▸ **EXTRACTED MATERIAL**:
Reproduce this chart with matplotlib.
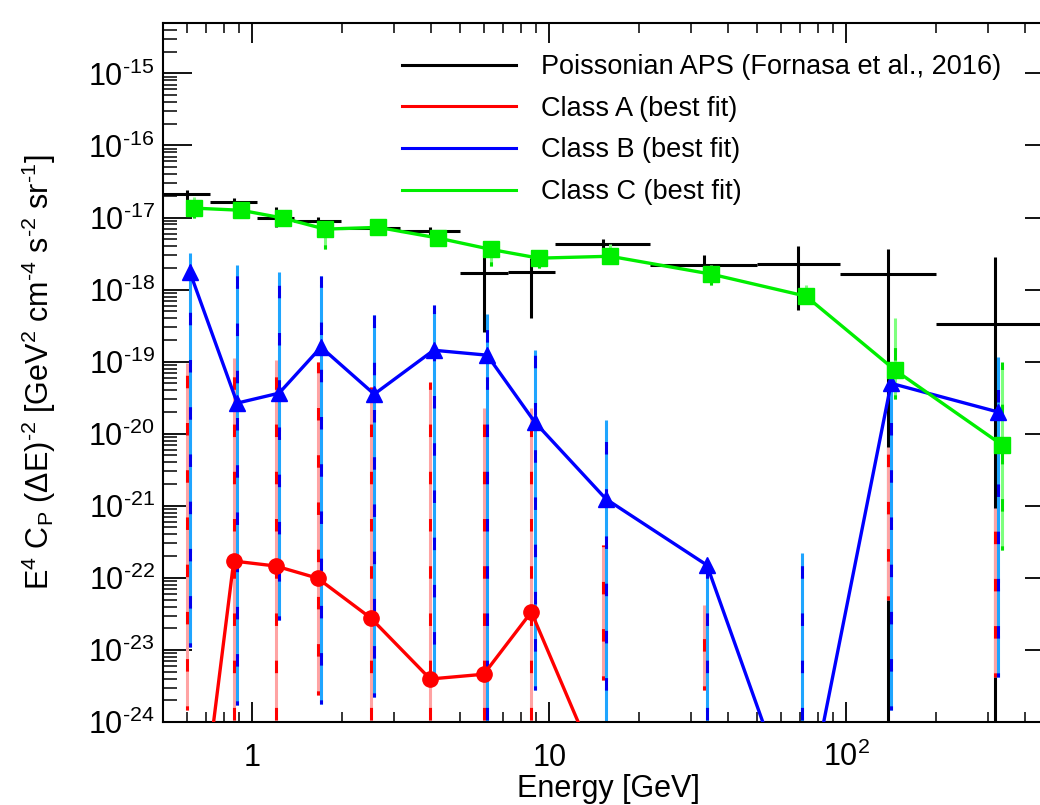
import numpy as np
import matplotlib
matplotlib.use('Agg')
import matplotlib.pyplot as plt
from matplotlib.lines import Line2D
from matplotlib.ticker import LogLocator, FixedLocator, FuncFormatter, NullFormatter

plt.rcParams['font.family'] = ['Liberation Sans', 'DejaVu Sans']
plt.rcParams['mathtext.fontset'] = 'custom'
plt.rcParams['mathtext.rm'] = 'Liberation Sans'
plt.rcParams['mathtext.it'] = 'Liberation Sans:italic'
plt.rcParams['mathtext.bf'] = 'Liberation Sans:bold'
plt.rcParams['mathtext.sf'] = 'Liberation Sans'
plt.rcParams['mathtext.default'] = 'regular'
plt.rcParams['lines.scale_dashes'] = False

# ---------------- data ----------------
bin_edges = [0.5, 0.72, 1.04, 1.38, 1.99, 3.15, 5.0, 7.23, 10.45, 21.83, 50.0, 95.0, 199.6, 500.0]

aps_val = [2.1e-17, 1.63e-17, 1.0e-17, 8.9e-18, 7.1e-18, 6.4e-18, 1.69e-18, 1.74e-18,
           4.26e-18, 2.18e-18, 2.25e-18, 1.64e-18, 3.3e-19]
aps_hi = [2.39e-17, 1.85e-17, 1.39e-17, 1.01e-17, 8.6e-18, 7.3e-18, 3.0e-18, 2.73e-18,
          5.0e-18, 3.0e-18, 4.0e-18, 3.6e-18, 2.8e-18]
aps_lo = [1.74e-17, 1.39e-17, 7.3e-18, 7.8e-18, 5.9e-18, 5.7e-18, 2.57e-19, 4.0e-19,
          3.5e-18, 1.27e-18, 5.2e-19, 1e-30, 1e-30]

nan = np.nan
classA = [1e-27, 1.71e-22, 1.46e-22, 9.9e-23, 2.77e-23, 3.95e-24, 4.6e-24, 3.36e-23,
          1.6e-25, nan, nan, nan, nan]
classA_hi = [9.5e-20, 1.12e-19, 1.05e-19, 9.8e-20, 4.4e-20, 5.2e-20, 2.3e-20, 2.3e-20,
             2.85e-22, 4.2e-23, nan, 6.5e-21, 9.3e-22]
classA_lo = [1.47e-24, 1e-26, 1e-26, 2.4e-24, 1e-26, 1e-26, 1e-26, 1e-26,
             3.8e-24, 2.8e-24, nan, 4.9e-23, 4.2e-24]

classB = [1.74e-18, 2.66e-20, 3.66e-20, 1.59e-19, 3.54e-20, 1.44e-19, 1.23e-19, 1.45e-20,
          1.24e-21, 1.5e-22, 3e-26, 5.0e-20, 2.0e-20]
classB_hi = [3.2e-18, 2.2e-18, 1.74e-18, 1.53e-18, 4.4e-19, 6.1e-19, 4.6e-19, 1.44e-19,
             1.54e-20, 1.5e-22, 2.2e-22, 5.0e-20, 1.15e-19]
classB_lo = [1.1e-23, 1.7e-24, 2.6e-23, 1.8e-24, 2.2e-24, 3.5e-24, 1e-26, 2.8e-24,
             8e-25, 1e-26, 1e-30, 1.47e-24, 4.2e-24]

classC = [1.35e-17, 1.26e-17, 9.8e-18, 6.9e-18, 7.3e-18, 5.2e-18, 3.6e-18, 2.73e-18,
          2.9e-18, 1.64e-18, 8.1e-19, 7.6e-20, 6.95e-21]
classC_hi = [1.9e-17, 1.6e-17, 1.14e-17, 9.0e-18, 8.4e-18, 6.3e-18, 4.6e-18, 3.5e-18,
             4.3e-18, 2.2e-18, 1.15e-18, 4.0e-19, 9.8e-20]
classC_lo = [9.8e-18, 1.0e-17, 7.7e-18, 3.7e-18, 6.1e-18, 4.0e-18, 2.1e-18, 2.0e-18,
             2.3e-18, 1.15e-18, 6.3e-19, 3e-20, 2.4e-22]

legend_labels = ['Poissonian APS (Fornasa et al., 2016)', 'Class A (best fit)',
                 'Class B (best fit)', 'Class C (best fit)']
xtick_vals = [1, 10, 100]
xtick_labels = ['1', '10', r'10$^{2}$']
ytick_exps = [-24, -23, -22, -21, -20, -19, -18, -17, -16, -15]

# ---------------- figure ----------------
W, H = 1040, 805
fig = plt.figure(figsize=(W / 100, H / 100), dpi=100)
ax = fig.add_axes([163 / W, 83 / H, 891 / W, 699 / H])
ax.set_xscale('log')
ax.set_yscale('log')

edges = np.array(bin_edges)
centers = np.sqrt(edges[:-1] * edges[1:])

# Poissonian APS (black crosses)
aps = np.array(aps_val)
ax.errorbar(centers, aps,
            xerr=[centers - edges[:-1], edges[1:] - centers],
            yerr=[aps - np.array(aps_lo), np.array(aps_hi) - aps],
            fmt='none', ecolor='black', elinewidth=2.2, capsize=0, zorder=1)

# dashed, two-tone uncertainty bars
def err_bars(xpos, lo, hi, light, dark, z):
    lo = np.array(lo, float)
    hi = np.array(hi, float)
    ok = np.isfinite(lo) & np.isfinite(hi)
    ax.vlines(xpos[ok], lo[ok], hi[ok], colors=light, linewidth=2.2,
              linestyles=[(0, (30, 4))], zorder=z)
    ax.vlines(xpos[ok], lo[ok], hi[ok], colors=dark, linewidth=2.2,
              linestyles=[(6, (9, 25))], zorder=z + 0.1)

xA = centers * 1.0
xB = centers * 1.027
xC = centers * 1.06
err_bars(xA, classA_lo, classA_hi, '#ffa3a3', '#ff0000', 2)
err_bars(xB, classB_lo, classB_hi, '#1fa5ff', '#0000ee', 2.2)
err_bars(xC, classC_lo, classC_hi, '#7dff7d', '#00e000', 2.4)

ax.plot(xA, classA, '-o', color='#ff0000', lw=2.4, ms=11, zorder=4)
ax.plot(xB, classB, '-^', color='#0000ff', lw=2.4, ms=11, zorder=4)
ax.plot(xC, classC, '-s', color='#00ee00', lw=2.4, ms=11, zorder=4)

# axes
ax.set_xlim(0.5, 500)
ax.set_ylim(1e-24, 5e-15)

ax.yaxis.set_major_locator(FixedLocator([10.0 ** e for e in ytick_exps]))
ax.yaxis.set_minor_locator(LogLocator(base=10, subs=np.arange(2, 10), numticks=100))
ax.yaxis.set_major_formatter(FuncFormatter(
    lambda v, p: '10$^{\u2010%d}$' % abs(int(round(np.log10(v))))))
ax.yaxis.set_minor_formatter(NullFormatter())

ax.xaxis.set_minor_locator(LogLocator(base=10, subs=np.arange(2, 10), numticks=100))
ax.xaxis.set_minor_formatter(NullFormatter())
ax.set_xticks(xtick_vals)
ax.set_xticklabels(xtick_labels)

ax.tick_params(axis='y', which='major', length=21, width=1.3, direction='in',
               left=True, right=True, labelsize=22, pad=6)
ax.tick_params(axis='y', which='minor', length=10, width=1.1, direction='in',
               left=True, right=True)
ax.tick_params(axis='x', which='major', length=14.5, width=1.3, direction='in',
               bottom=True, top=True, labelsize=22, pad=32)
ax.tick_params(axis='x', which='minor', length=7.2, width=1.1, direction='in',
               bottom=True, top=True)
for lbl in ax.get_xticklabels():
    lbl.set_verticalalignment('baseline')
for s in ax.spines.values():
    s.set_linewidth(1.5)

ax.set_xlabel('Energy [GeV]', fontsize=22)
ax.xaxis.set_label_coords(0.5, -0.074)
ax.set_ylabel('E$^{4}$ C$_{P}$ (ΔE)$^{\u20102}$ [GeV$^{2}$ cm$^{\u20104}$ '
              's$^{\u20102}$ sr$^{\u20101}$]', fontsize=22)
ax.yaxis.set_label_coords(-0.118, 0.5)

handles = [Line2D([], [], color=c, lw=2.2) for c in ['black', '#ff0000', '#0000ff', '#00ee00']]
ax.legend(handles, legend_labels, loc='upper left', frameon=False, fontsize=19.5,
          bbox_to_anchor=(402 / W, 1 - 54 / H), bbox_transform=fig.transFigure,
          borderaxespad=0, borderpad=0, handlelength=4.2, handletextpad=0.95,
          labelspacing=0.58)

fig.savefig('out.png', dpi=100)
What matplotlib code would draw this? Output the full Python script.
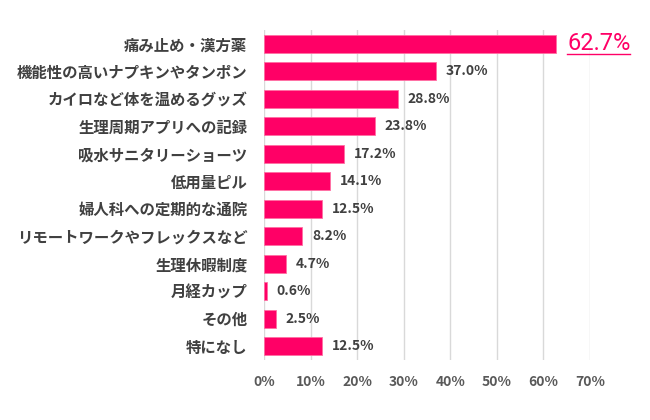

▸ **PROBLEM TO WORK ON**:
Up to and including the line with "from matplotlib.ticker import", copy the data above from its first line. Skip pictures.

▸ **RESPONSE TO THE TASK**:
Reproduce this chart with matplotlib.
import numpy as np
import matplotlib
matplotlib.use('Agg')
import matplotlib.pyplot as plt
from matplotlib.lines import Line2D
from matplotlib.ticker import LogLocator, FixedLocator, FuncFormatter, NullFormatter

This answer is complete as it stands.